Morales draagt geen naveltrui
In Latijns-Amerika hecht men in het algemeen grote waarde aan fatsoenlijke kleding. Zelfs de armste sloeber komt meestal bewonderenswaardig voor de dag. Op het genoemde continent bestaat nog altijd meer eerbied voor traditionele dracht à la Staphorst en Urk dan voor -ik noem een dwarsstraat- het westerse naveltruitje. Ook uniformen en ander decorum doen het goed in de voormalige koloniën van Spanje en Portugal. Ik kan er eerlijk gezegd moeilijk aan wennen als Fidel Castro een keer niet zijn geliefde kameradenkostuum heeft aangetrokken. Tegelijkertijd verbaas ik me erover dat het groene tenue nog altijd zo populair is in Zuid-Amerika na een tijdperk van militaire dictaturen.

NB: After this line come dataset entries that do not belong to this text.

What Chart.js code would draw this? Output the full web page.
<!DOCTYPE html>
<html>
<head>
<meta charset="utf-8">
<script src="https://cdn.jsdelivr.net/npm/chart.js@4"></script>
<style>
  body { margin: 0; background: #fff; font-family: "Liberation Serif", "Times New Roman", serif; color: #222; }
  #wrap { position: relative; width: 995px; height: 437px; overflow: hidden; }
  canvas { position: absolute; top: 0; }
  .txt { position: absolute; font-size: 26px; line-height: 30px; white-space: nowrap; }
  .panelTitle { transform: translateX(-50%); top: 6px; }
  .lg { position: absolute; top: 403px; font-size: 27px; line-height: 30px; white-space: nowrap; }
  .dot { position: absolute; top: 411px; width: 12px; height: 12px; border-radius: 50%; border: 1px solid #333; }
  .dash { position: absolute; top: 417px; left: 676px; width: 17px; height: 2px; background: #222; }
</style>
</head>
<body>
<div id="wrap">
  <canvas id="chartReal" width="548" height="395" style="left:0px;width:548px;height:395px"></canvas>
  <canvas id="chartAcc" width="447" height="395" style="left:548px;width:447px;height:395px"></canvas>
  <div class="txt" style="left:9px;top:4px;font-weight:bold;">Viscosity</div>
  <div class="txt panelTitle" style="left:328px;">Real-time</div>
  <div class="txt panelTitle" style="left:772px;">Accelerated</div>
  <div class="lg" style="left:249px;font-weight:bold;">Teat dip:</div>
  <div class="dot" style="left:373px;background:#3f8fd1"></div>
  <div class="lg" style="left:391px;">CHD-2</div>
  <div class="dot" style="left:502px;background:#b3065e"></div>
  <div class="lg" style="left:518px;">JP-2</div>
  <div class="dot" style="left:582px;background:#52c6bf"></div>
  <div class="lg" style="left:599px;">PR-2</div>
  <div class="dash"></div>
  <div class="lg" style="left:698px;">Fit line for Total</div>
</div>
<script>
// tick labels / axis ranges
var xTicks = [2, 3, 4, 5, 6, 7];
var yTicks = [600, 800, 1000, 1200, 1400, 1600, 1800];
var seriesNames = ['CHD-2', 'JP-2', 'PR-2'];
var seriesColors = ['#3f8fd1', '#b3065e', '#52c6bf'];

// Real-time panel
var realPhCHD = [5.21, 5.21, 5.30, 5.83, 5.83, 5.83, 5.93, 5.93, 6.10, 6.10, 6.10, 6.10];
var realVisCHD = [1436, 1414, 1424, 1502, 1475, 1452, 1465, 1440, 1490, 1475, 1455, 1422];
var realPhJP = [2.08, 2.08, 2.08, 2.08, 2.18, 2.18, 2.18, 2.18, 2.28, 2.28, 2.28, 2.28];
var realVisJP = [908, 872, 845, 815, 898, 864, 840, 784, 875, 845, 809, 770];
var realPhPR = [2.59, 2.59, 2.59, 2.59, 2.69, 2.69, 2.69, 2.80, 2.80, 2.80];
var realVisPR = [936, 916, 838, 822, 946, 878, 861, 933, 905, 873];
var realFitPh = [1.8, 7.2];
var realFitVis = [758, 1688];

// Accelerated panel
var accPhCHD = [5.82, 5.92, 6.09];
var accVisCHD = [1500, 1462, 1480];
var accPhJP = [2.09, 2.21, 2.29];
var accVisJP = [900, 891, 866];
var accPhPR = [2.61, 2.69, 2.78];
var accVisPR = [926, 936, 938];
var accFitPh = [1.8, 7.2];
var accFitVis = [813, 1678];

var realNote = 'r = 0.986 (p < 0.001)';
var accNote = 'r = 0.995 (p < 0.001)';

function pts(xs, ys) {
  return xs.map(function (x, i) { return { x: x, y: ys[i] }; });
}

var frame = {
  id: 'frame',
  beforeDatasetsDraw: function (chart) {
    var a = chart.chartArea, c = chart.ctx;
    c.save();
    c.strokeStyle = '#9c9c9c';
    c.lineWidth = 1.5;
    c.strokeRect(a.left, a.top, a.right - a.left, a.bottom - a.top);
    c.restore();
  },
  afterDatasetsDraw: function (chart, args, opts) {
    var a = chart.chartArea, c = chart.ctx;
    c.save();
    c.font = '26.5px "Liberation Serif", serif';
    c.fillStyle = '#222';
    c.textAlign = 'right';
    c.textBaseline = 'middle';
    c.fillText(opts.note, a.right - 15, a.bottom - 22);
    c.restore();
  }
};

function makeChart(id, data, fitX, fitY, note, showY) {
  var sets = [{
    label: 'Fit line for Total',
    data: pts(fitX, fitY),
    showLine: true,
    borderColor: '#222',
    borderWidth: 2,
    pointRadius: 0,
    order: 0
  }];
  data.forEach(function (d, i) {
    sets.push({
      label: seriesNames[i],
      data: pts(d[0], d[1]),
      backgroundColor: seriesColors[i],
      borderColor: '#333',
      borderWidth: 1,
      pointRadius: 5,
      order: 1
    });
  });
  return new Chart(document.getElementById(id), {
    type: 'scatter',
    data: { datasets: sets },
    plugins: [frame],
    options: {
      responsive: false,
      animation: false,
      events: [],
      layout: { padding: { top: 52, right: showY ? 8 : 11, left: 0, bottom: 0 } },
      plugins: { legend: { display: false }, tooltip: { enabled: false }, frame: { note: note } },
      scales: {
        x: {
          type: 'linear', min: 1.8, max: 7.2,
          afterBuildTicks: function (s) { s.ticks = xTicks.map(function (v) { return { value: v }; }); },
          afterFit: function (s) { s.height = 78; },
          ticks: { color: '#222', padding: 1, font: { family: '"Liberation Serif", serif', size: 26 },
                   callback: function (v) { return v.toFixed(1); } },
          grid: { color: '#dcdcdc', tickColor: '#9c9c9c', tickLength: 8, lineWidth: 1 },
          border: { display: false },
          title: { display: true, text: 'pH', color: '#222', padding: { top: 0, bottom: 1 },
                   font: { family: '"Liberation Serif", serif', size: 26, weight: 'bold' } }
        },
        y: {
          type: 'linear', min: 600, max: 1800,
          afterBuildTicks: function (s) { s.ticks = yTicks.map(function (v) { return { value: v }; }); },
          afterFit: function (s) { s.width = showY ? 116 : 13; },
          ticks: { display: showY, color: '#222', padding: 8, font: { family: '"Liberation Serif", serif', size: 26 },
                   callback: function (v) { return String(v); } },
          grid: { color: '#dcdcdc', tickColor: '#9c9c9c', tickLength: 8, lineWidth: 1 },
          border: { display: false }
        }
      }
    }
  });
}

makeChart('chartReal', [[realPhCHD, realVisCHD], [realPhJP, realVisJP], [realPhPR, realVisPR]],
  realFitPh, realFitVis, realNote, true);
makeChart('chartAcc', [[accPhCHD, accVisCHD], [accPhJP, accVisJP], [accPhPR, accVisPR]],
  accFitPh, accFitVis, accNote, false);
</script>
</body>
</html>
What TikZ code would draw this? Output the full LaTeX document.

De nieuwe president van Bolivia, Evo Morales, moet tegen zichzelf hebben gezegd dat hij breekt met bepaalde regels. Tijdens zijn eerste rondreis langs verscheidene landen baarde hij opzien door zijn kleedgewoonten. Hij lijkt zich weinig aan te trekken van algemeen geldende opvattingen en draagt gewoon zijn veelkleurige en gestreepte trui.Ongetwijfeld wil Morales daarmee de toon zetten voor de manier waarop tegen hem wordt aangekeken. Want zo doe je dat tegenwoordig. Als je je wilt profileren, tast je de gevoelens en de grenzen van het publiek af en je probeert daar op in te spelen. Zo draagt de Afghaanse president Karzai zijn mantel en Morales zijn trui. Met zijn trui afficheert Morales zich als indiaan. Hij is de eerste indiaanse president van het Andesland, afkomstig van de Aymara’s, die 80 procent van de bevolking vormen en al die tijd door de heersende politieke elite buitenspel werd gehouden. Hij is een voormalige cocaboer en van eenvoudige komaf. Zijn opleiding kon hij niet eens afmaken. Maar hij schopte het wel tot president, net als overigens zijn Braziliaanse buurman Lula da Silva.
Met zijn keuze voor de trui toont Morales in de eerste plaats demonstratief dat hij er is van en voor zijn volk. Daarin kan Morales ons een lesje leren. Vergeet nooit het milieu waar je uit voortkomt, luidt zijn moraal. Wees bescheiden. Trek af en toe een functionele ’trui’ aan en luister. Het spreekt voor zich dat de coltrui hoger scoort dan de naveltrui. Probeer vooral niet een te wijde trui aan te trekken.
Na zijn verkiezingszege werd snel duidelijk dat Morales weet wat hij wil. Hij was jarenlang de drijvende kracht achter de sociale beweging in Bolivia, die bijvoorbeeld wil dat de regering ophoudt met ’uitverkoop’ van het nationale gas aan het buitenland.
Begrijpelijk is zijn anti-Amerikaanse houding. Denk niet dat de Amerikanen alleen de fluwelen handschoen hebben aangetrokken als het gaat om Zuid-Amerika. Maar zijn scherpe antiamerikanisme heeft Morales eventjes afgezwakt.
Wel is de vraag waar zijn hilarische vrijage met Castro en Chavez uiteindelijk toe leidt. Het is niet verstandig Bolivia’s bodemschatten abrupt te nationaliseren. Dat zorgt voor onrust en brengt de zogenaamde bolivariaanse revolutie van het nieuwe triumviraat -Castro, Chavez en Morales- geen stap verder.
Met de verkiezing van Morales is Latijns-Amerika verder opgeschoven naar links. Ze stelt Amerika voor een lastig dilemma. Is Washington bereid te praten met de man die als een superrebel wordt afgeschilderd? Of duwt het hem meteen in de hoek van de regimes die een bedreiging vormen voor de vrije wereld?
Als de Amerikaanse regering verstandig is, knoopt ze het gesprek aan met Morales. Hij heeft zich ook laten kennen als een pragmatisch politicus, die compromissen weet te sluiten - zelfs over de cocateelt (hij maakt onderscheid tussen de teelt van coca voor het traditionele gebruik en die voor de aanmaak van cocaïne).
Morales beseft terdege dat hij tegemoet moet komen aan de verwachtingen van een erg arme en onrustige bevolking, en daarvoor heeft hij geld nodig. Als de VS verstandig zijn, haken ze daarop in en komt het tot een constructieve relatie met Evo Morales.